Oleh : Aditya Sanjaya
Perbedaan pandangan dalam menyikapi Peraturan Menteri Perdagangan Nomor 29 tahun 2019 tentang Ketentuan ekspor dan impor hewan dan produk hewan oleh DPR RI seolah memberikan gambaran bahwa kapasitas anggota dewan masih berkutat dalam hal persoalan kulit, dan belum menyentuh pada substansi dalam hal ekspor dan impor hewan dan produk hewan.
Secara Filosofis Beleid ini dikeluarkan dengan tujuan mempermudah Pemerintah dalam melakukan ekspor Impor Hewan dan produk hewan, bukan dalam hal membahas persoalan halal. Menjadi persoalan serius ketika dewan tidak membahas soal defisit neraca perdagangan Republik yang erat kaitannya dengan ekspor dan Impor, ditengah ketidakfokusan Pemerintah dalam mewujudkan Negara yang swasembada daging.
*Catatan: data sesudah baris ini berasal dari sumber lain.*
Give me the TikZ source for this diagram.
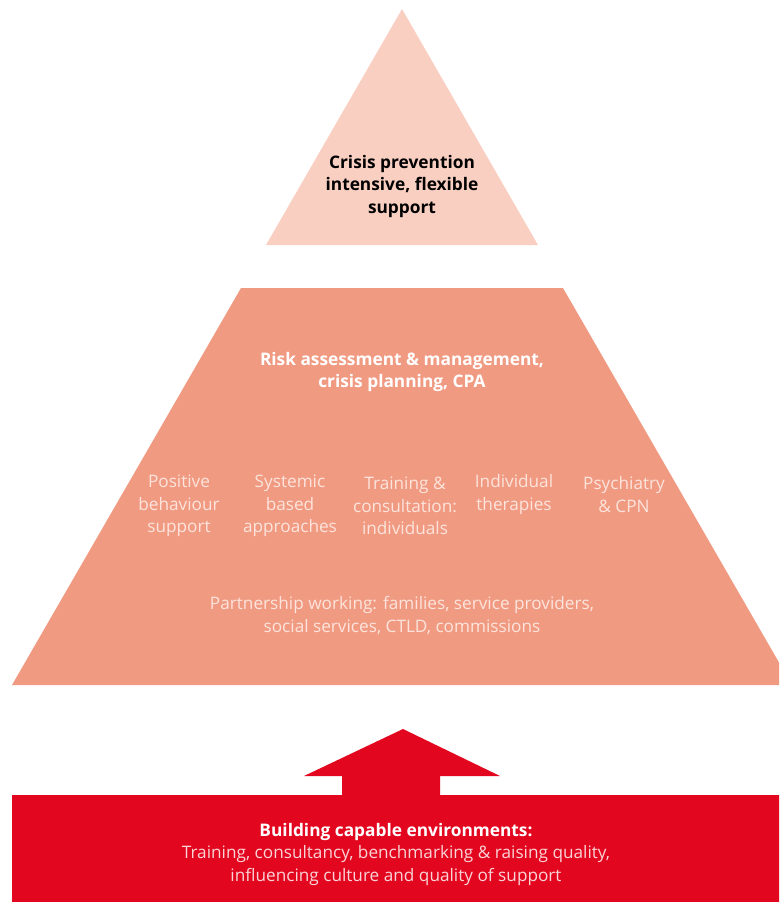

Disisi lain, persoalan Halal sudah diatur dalam berbagai produk hukum seperti Undang-Undang 33 Tahun 2014, Peraturan pemerintah Nomor 69 Tahun 1999, Peraturan BPOM Nomor 31 Tahun 2012 dan Permentan 42 Tahun 2019, artinya akan terjadi penumpukan Peraturan yang mengatur tentang hal sama. Akibat logis lainya dari penumpukan aturan tersebut adalah semakin panjangnya rantai perizinan dalam persoalan halal yang berpotensi menimbulkan tindak Pidana Korupsi.
Kasus suap Impor daging sapi yang melibatkan Ketua Partai Keadilan Sejahtera Luthfi Hasan Ishaq, adalah bukti bahwa Impor daging adalah salah satu cara dari segelintir kalangan untuk mengumpulkan Pundi kekayaan dengan memanfaakan kebijakan pemerintah yang memang dirancang sejak awal agar dapat menguntungkan kalangan tertentu, seharusnya hal semacam ini yang harus dikritisi.
Pada akhirnya masyarakat yang akan menilai siapa yang murni perjuangkan kepentingan umat, dan siapa yang hanya menggunakan isu keumatan untuk kepentingan politik sesaat.